Com certeza! Eu vejo tantos músicos talentosos, e até mesmo selos de vários gêneros diferentes me contando como Slowdive foi uma grande influência e inspiração. Muitas pessoas estão descobrindo nossos álbuns hoje, e as músicas e texturas sobreviveram bem ao teste do tempo, eu acho. Sei que transformamos muitas pessoas da minha geração em ouvintes de música ambiente feito com guitarra, que os levou a ouvir Eno, levando a pesquisar outros exploradores sônicos como Pierre Schaeffer, Stockhausen, Cage, Satie e Debussy.

Às vezes, quando estou bêbado, penso que Shoegaze foi o mais próximo que pessoas dos últimos 30 anos tinham de uma cena de música psicodélica como dos anos 60. Você acha que isso é besteira?

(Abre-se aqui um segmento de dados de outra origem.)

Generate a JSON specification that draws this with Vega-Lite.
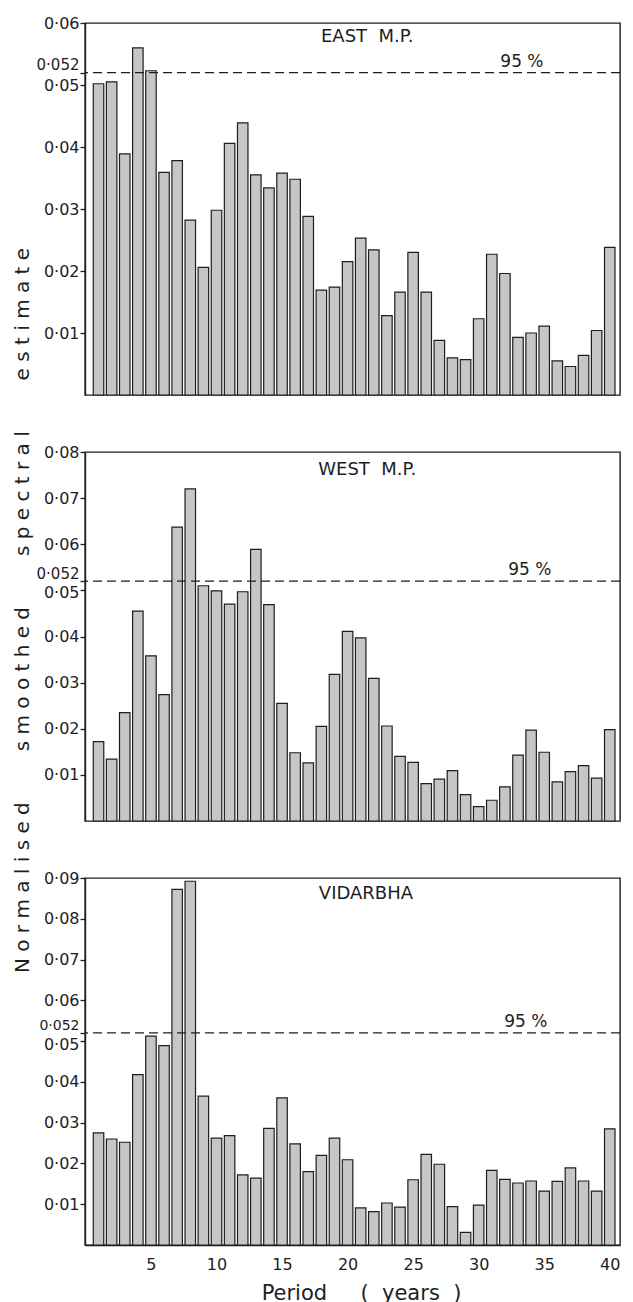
{
  "$schema": "https://vega.github.io/schema/vega-lite/v6.json",
  "background": "white",
  "padding": {"left": 11, "top": 14, "right": 5, "bottom": 2},
  "bounds": "flush",
  "spacing": 57,
  "data": {"values": [
    {"region": "East M.P.", "period": 1, "value": 0.0502},
    {"region": "East M.P.", "period": 2, "value": 0.0505},
    {"region": "East M.P.", "period": 3, "value": 0.0389},
    {"region": "East M.P.", "period": 4, "value": 0.0560},
    {"region": "East M.P.", "period": 5, "value": 0.0523},
    {"region": "East M.P.", "period": 6, "value": 0.0359},
    {"region": "East M.P.", "period": 7, "value": 0.0378},
    {"region": "East M.P.", "period": 8, "value": 0.0282},
    {"region": "East M.P.", "period": 9, "value": 0.0206},
    {"region": "East M.P.", "period": 10, "value": 0.0298},
    {"region": "East M.P.", "period": 11, "value": 0.0406},
    {"region": "East M.P.", "period": 12, "value": 0.0439},
    {"region": "East M.P.", "period": 13, "value": 0.0355},
    {"region": "East M.P.", "period": 14, "value": 0.0334},
    {"region": "East M.P.", "period": 15, "value": 0.0358},
    {"region": "East M.P.", "period": 16, "value": 0.0348},
    {"region": "East M.P.", "period": 17, "value": 0.0288},
    {"region": "East M.P.", "period": 18, "value": 0.0169},
    {"region": "East M.P.", "period": 19, "value": 0.0174},
    {"region": "East M.P.", "period": 20, "value": 0.0215},
    {"region": "East M.P.", "period": 21, "value": 0.0253},
    {"region": "East M.P.", "period": 22, "value": 0.0234},
    {"region": "East M.P.", "period": 23, "value": 0.0128},
    {"region": "East M.P.", "period": 24, "value": 0.0166},
    {"region": "East M.P.", "period": 25, "value": 0.0230},
    {"region": "East M.P.", "period": 26, "value": 0.0166},
    {"region": "East M.P.", "period": 27, "value": 0.0088},
    {"region": "East M.P.", "period": 28, "value": 0.0060},
    {"region": "East M.P.", "period": 29, "value": 0.0057},
    {"region": "East M.P.", "period": 30, "value": 0.0123},
    {"region": "East M.P.", "period": 31, "value": 0.0227},
    {"region": "East M.P.", "period": 32, "value": 0.0196},
    {"region": "East M.P.", "period": 33, "value": 0.0093},
    {"region": "East M.P.", "period": 34, "value": 0.0100},
    {"region": "East M.P.", "period": 35, "value": 0.0111},
    {"region": "East M.P.", "period": 36, "value": 0.0055},
    {"region": "East M.P.", "period": 37, "value": 0.0046},
    {"region": "East M.P.", "period": 38, "value": 0.0064},
    {"region": "East M.P.", "period": 39, "value": 0.0104},
    {"region": "East M.P.", "period": 40, "value": 0.0238},
    {"region": "West M.P.", "period": 1, "value": 0.0172},
    {"region": "West M.P.", "period": 2, "value": 0.0134},
    {"region": "West M.P.", "period": 3, "value": 0.0235},
    {"region": "West M.P.", "period": 4, "value": 0.0455},
    {"region": "West M.P.", "period": 5, "value": 0.0358},
    {"region": "West M.P.", "period": 6, "value": 0.0274},
    {"region": "West M.P.", "period": 7, "value": 0.0637},
    {"region": "West M.P.", "period": 8, "value": 0.0720},
    {"region": "West M.P.", "period": 9, "value": 0.0510},
    {"region": "West M.P.", "period": 10, "value": 0.0499},
    {"region": "West M.P.", "period": 11, "value": 0.0470},
    {"region": "West M.P.", "period": 12, "value": 0.0497},
    {"region": "West M.P.", "period": 13, "value": 0.0589},
    {"region": "West M.P.", "period": 14, "value": 0.0469},
    {"region": "West M.P.", "period": 15, "value": 0.0255},
    {"region": "West M.P.", "period": 16, "value": 0.0148},
    {"region": "West M.P.", "period": 17, "value": 0.0126},
    {"region": "West M.P.", "period": 18, "value": 0.0205},
    {"region": "West M.P.", "period": 19, "value": 0.0318},
    {"region": "West M.P.", "period": 20, "value": 0.0411},
    {"region": "West M.P.", "period": 21, "value": 0.0397},
    {"region": "West M.P.", "period": 22, "value": 0.0309},
    {"region": "West M.P.", "period": 23, "value": 0.0206},
    {"region": "West M.P.", "period": 24, "value": 0.0140},
    {"region": "West M.P.", "period": 25, "value": 0.0127},
    {"region": "West M.P.", "period": 26, "value": 0.0081},
    {"region": "West M.P.", "period": 27, "value": 0.0091},
    {"region": "West M.P.", "period": 28, "value": 0.0109},
    {"region": "West M.P.", "period": 29, "value": 0.0057},
    {"region": "West M.P.", "period": 30, "value": 0.0031},
    {"region": "West M.P.", "period": 31, "value": 0.0045},
    {"region": "West M.P.", "period": 32, "value": 0.0074},
    {"region": "West M.P.", "period": 33, "value": 0.0143},
    {"region": "West M.P.", "period": 34, "value": 0.0197},
    {"region": "West M.P.", "period": 35, "value": 0.0149},
    {"region": "West M.P.", "period": 36, "value": 0.0085},
    {"region": "West M.P.", "period": 37, "value": 0.0107},
    {"region": "West M.P.", "period": 38, "value": 0.0120},
    {"region": "West M.P.", "period": 39, "value": 0.0093},
    {"region": "West M.P.", "period": 40, "value": 0.0198},
    {"region": "Vidarbha", "period": 1, "value": 0.0275},
    {"region": "Vidarbha", "period": 2, "value": 0.0260},
    {"region": "Vidarbha", "period": 3, "value": 0.0252},
    {"region": "Vidarbha", "period": 4, "value": 0.0418},
    {"region": "Vidarbha", "period": 5, "value": 0.0512},
    {"region": "Vidarbha", "period": 6, "value": 0.0489},
    {"region": "Vidarbha", "period": 7, "value": 0.0872},
    {"region": "Vidarbha", "period": 8, "value": 0.0892},
    {"region": "Vidarbha", "period": 9, "value": 0.0365},
    {"region": "Vidarbha", "period": 10, "value": 0.0262},
    {"region": "Vidarbha", "period": 11, "value": 0.0268},
    {"region": "Vidarbha", "period": 12, "value": 0.0172},
    {"region": "Vidarbha", "period": 13, "value": 0.0164},
    {"region": "Vidarbha", "period": 14, "value": 0.0286},
    {"region": "Vidarbha", "period": 15, "value": 0.0361},
    {"region": "Vidarbha", "period": 16, "value": 0.0248},
    {"region": "Vidarbha", "period": 17, "value": 0.0180},
    {"region": "Vidarbha", "period": 18, "value": 0.0220},
    {"region": "Vidarbha", "period": 19, "value": 0.0262},
    {"region": "Vidarbha", "period": 20, "value": 0.0209},
    {"region": "Vidarbha", "period": 21, "value": 0.0091},
    {"region": "Vidarbha", "period": 22, "value": 0.0082},
    {"region": "Vidarbha", "period": 23, "value": 0.0103},
    {"region": "Vidarbha", "period": 24, "value": 0.0093},
    {"region": "Vidarbha", "period": 25, "value": 0.0160},
    {"region": "Vidarbha", "period": 26, "value": 0.0222},
    {"region": "Vidarbha", "period": 27, "value": 0.0198},
    {"region": "Vidarbha", "period": 28, "value": 0.0094},
    {"region": "Vidarbha", "period": 29, "value": 0.0031},
    {"region": "Vidarbha", "period": 30, "value": 0.0098},
    {"region": "Vidarbha", "period": 31, "value": 0.0183},
    {"region": "Vidarbha", "period": 32, "value": 0.0161},
    {"region": "Vidarbha", "period": 33, "value": 0.0152},
    {"region": "Vidarbha", "period": 34, "value": 0.0157},
    {"region": "Vidarbha", "period": 35, "value": 0.0132},
    {"region": "Vidarbha", "period": 36, "value": 0.0156},
    {"region": "Vidarbha", "period": 37, "value": 0.0189},
    {"region": "Vidarbha", "period": 38, "value": 0.0157},
    {"region": "Vidarbha", "period": 39, "value": 0.0132},
    {"region": "Vidarbha", "period": 40, "value": 0.0285}
  ]},
  "vconcat": [
    {
      "width": 535, "height": 372,
      "layer": [
        {
          "transform": [{"filter": "datum.region === 'East M.P.'"}],
          "mark": {"type": "bar", "size": 10.5, "fill": "#c6c6c6", "stroke": "#1e1e1e", "strokeWidth": 1.2},
          "encoding": {
            "x": {"field": "period", "type": "quantitative", "scale": {"domain": [0.35, 40.4], "nice": false, "zero": false}, "axis": null},
            "y": {"field": "value", "type": "quantitative", "scale": {"domain": [0, 0.06], "nice": false},
              "axis": {"values": [0.01, 0.02, 0.03, 0.04, 0.05, 0.052, 0.06], "title": null,
                "labelExpr": "replace(format(datum.value, datum.value == 0.052 ? '.3f' : '.2f'), '.', '·')",
                "labelFontSize": {"condition": {"test": "datum.value == 0.052", "value": 15}, "value": 16},
                "labelBaseline": {"condition": {"test": "datum.value == 0.052", "value": "bottom"}, "value": "middle"}}}
          }
        },
        {
          "data": {"values": [{}]},
          "mark": {"type": "rule", "strokeDash": [9, 5], "stroke": "#1e1e1e", "strokeWidth": 1.3},
          "encoding": {"y": {"datum": 0.052, "type": "quantitative"}}
        },
        {
          "data": {"values": [{}]},
          "mark": {"type": "text", "fontSize": 18, "baseline": "middle", "align": "center", "color": "#1e1e1e"},
          "encoding": {"x": {"datum": 21.5, "type": "quantitative"}, "y": {"datum": 0.0577, "type": "quantitative"}, "text": {"value": "EAST\u00a0\u00a0M.P."}}
        },
        {
          "data": {"values": [{}]},
          "mark": {"type": "text", "fontSize": 17, "baseline": "bottom", "align": "center", "dy": -2, "color": "#1e1e1e"},
          "encoding": {"x": {"datum": 33.3, "type": "quantitative"}, "y": {"datum": 0.052, "type": "quantitative"}, "text": {"value": "95\u00a0%"}}
        }
      ]
    },
    {
      "width": 535, "height": 369,
      "layer": [
        {
          "transform": [{"filter": "datum.region === 'West M.P.'"}],
          "mark": {"type": "bar", "size": 10.5, "fill": "#c6c6c6", "stroke": "#1e1e1e", "strokeWidth": 1.2},
          "encoding": {
            "x": {"field": "period", "type": "quantitative", "scale": {"domain": [0.35, 40.4], "nice": false, "zero": false}, "axis": null},
            "y": {"field": "value", "type": "quantitative", "scale": {"domain": [0, 0.08], "nice": false},
              "axis": {"values": [0.01, 0.02, 0.03, 0.04, 0.05, 0.052, 0.06, 0.07, 0.08],
                "title": "N\u00a0o\u00a0r\u00a0m\u00a0a\u00a0l\u00a0i\u00a0s\u00a0e\u00a0d\u00a0\u00a0\u00a0\u00a0\u00a0\u00a0\u00a0\u00a0s\u00a0m\u00a0o\u00a0o\u00a0t\u00a0h\u00a0e\u00a0d\u00a0\u00a0\u00a0\u00a0\u00a0\u00a0\u00a0\u00a0s\u00a0p\u00a0e\u00a0c\u00a0t\u00a0r\u00a0a\u00a0l\u00a0\u00a0\u00a0\u00a0\u00a0\u00a0\u00a0\u00a0e\u00a0s\u00a0t\u00a0i\u00a0m\u00a0a\u00a0t\u00a0e",
                "titleFontSize": 20, "titleX": -57, "titleY": 158, "titleBaseline": "alphabetic", "titleAngle": 270, "titleAlign": "center",
                "labelExpr": "replace(format(datum.value, datum.value == 0.052 ? '.3f' : '.2f'), '.', '·')",
                "labelFontSize": {"condition": {"test": "datum.value == 0.052", "value": 15}, "value": 16},
                "labelOffset": {"condition": {"test": "datum.value == 0.05", "value": 2}, "value": 0},
                "labelBaseline": {"condition": {"test": "datum.value == 0.052", "value": "bottom"}, "value": "middle"}}}
          }
        },
        {
          "data": {"values": [{}]},
          "mark": {"type": "rule", "strokeDash": [9, 5], "stroke": "#1e1e1e", "strokeWidth": 1.3},
          "encoding": {"y": {"datum": 0.052, "type": "quantitative"}}
        },
        {
          "data": {"values": [{}]},
          "mark": {"type": "text", "fontSize": 18, "baseline": "middle", "align": "center", "color": "#1e1e1e"},
          "encoding": {"x": {"datum": 21.5, "type": "quantitative"}, "y": {"datum": 0.0761, "type": "quantitative"}, "text": {"value": "WEST\u00a0\u00a0M.P."}}
        },
        {
          "data": {"values": [{}]},
          "mark": {"type": "text", "fontSize": 17, "baseline": "bottom", "align": "center", "dy": -2, "color": "#1e1e1e"},
          "encoding": {"x": {"datum": 33.9, "type": "quantitative"}, "y": {"datum": 0.052, "type": "quantitative"}, "text": {"value": "95\u00a0%"}}
        }
      ]
    },
    {
      "width": 535, "height": 367,
      "layer": [
        {
          "transform": [{"filter": "datum.region === 'Vidarbha'"}],
          "mark": {"type": "bar", "size": 10.5, "fill": "#c6c6c6", "stroke": "#1e1e1e", "strokeWidth": 1.2},
          "encoding": {
            "x": {"field": "period", "type": "quantitative", "scale": {"domain": [0.35, 40.4], "nice": false, "zero": false},
              "axis": {"values": [5, 10, 15, 20, 25, 30, 35, 40], "ticks": false, "labelFontSize": 16, "labelPadding": 11, "labelFlush": false,
                "title": "Period\u00a0\u00a0\u00a0\u00a0\u00a0(\u00a0\u00a0years\u00a0\u00a0)", "titleFontSize": 21, "titlePadding": 10, "titleX": 276, "titleAlign": "center"}},
            "y": {"field": "value", "type": "quantitative", "scale": {"domain": [0, 0.09], "nice": false},
              "axis": {"values": [0.01, 0.02, 0.03, 0.04, 0.05, 0.052, 0.06, 0.07, 0.08, 0.09], "title": null,
                "labelExpr": "replace(format(datum.value, datum.value == 0.052 ? '.3f' : '.2f'), '.', '·')",
                "labelFontSize": {"condition": {"test": "datum.value == 0.052", "value": 14}, "value": 16},
                "labelOffset": {"condition": {"test": "datum.value == 0.05", "value": 3}, "value": 0},
                "labelBaseline": {"condition": {"test": "datum.value == 0.052", "value": "bottom"}, "value": "middle"}}}
          }
        },
        {
          "data": {"values": [{}]},
          "mark": {"type": "rule", "strokeDash": [9, 5], "stroke": "#1e1e1e", "strokeWidth": 1.3},
          "encoding": {"y": {"datum": 0.052, "type": "quantitative"}}
        },
        {
          "data": {"values": [{}]},
          "mark": {"type": "text", "fontSize": 18, "baseline": "middle", "align": "center", "color": "#1e1e1e"},
          "encoding": {"x": {"datum": 21.4, "type": "quantitative"}, "y": {"datum": 0.0861, "type": "quantitative"}, "text": {"value": "VIDARBHA"}}
        },
        {
          "data": {"values": [{}]},
          "mark": {"type": "text", "fontSize": 17, "baseline": "bottom", "align": "center", "dy": -2, "color": "#1e1e1e"},
          "encoding": {"x": {"datum": 33.6, "type": "quantitative"}, "y": {"datum": 0.052, "type": "quantitative"}, "text": {"value": "95\u00a0%"}}
        }
      ]
    }
  ],
  "config": {
    "font": "DejaVu Sans",
    "view": {"stroke": "#1e1e1e", "strokeWidth": 1.4},
    "axis": {"domainColor": "#1e1e1e", "domainWidth": 1.4, "tickColor": "#1e1e1e", "tickWidth": 1.3, "tickSize": 5,
      "labelColor": "#1e1e1e", "titleColor": "#1e1e1e", "labelFont": "DejaVu Sans", "titleFont": "DejaVu Sans",
      "titleFontWeight": "normal", "labelFontSize": 16, "labelPadding": 1, "labelOverlap": false, "labelFlush": false, "grid": false}
  }
}
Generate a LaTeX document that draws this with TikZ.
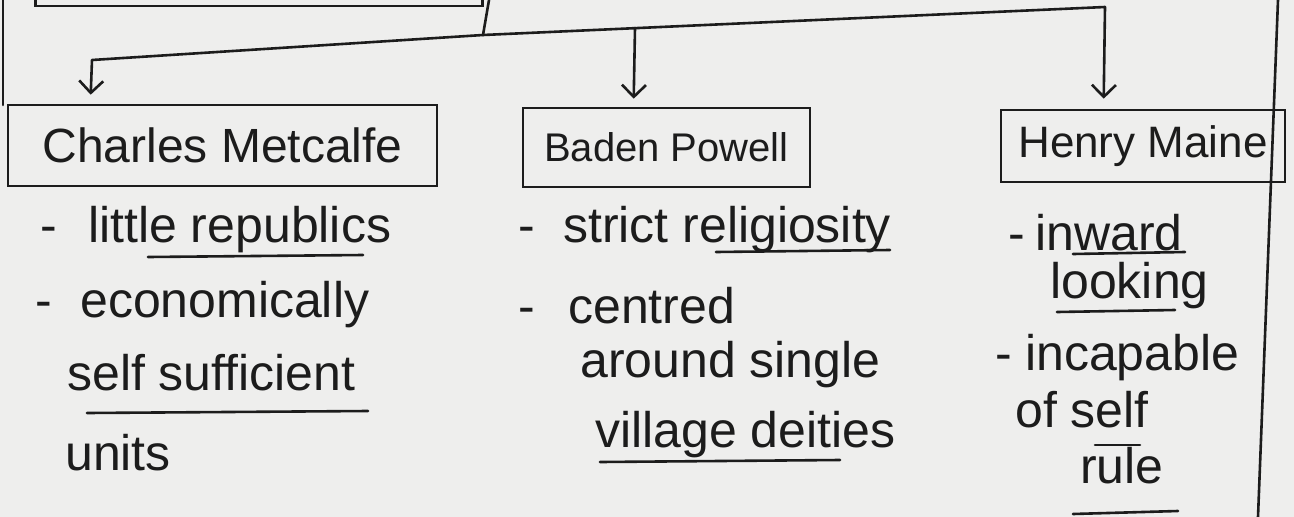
\documentclass[tikz,border=0pt]{standalone}
\usepackage{fontspec}
\setmainfont{Liberation Sans}
\usetikzlibrary{arrows.meta,calc}
\definecolor{paper}{RGB}{238,238,237}
\definecolor{ink}{RGB}{28,28,28}
\begin{document}
\begin{tikzpicture}[x=1pt,y=-1pt,
  box/.style={draw=ink, line width=2.6pt, inner sep=0pt, text=ink},
  txt/.style={anchor=base west, inner sep=0pt, text=ink, font=\fontsize{50}{60}\selectfont},
  con/.style={draw=ink, line width=2.6pt, line join=round, line cap=round},
  arr/.style={con, -{Straight Barb[length=12pt,width=24pt]}},
  uline/.style={draw=ink, line width=2.6pt, line cap=round}]
\useasboundingbox (0,0) rectangle (1294,517);
\clip (0,0) rectangle (1294,517);
\fill[paper] (0,0) rectangle (1294,517);

% page edges
\draw[con] (3,0) -- (3,105);
\draw[con] (1278,0) -- (1258,517);

% boxes
\node[box, minimum width=447pt, minimum height=100pt] (topbox) at (259,-44) {};
\node[box, minimum width=429pt, minimum height=81pt, font=\fontsize{48}{58}\selectfont] (charles) at (222.5,145.5) {Charles Metcalfe};
\node[box, minimum width=287pt, minimum height=79pt, font=\fontsize{40}{48}\selectfont] (baden) at (666.5,147.5) {Baden Powell};
\node[box, minimum width=284pt, minimum height=72pt, font=\fontsize{44}{53}\selectfont] (henry) at (1143,146) {Henry Maine};

% connectors
\coordinate (src) at (489,0);
\coordinate (j) at (483,35);
\coordinate (m) at (635,28);
\draw[con] (src) -- (j);
\draw[arr] (j) -- (92,60) -- ($(charles.north west)+(84,-9)$);
\draw[arr] (m) -- ($(baden.north west)+(112,-8)$);
\draw[arr] (j) -- (1105,7) -- ($(henry.north west)+(104,-10)$);

% Charles Metcalfe
\node[txt] (c1d) at (40,242) {-};
\node[txt] (c1) at (88,242) {little republics};
\node[txt] (c2d) at (35,317) {-};
\node[txt] (c2) at (80,317) {economically};
\node[txt] (c3) at (67,390) {self sufficient};
\node[txt] (c4) at (65,470) {units};

% Baden Powell
\node[txt] (b1d) at (518,242) {-};
\node[txt] (b1) at (563,242) {strict religiosity};
\node[txt] (b2d) at (518,323) {-};
\node[txt] (b2) at (568,323) {centred};
\node[txt] (b3) at (580,377) {around single};
\node[txt] (b4) at (595,447) {village deities};

% Henry Maine
\node[txt] (h1d) at (1008,250) {-};
\node[txt] (h1) at (1035,250) {inward};
\node[txt] (h2) at (1050,298) {looking};
\node[txt] (h3d) at (995,370) {-};
\node[txt] (h3) at (1025,370) {incapable};
\node[txt] (h4) at (1015,427) {of self};
\node[txt] (h5) at (1080,483) {rule};

% underlines
\draw[uline] (148,257) -- (363,255);
\draw[uline] (87,413) -- (368,411);
\draw[uline] (716,252) -- (890,250);
\draw[uline] (600,462) -- (840,460);
\draw[uline] (1073,254) -- (1185,252);
\draw[uline] (1057,312) -- (1175,310);
\draw[uline] (1095,445) -- (1140,445);
\draw[uline] (1073,514) -- (1178,511);
\end{tikzpicture}
\end{document}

Slowdive assinou com um selo independente para que pudessemos experimentar com música ambiente, pop melódico e qualquer outra coisa que tivéssemos afim. Então, de certo modo, éramos psicodélicos, e amávamos bandas de garagem como The Seeds e mais tarde The Stooges. A geração mais jovem está descobrindo Slowdive através do new gaze — que é um nome meio bobo, pra falar a verdade — com bandas como Deer Hunter, Radio Department e Ulrich Schnauss, e isso me deixa honrado. Eles citam a gente como influência, e isso é demais, mas… Acho que se eu fosse um adolescente agora, realmente estaria curtindo essas bandas novas, mas estaria indo atrás de álbuns do MBC, The Cocteau Twins e Slowdive para conhecer melhor a história.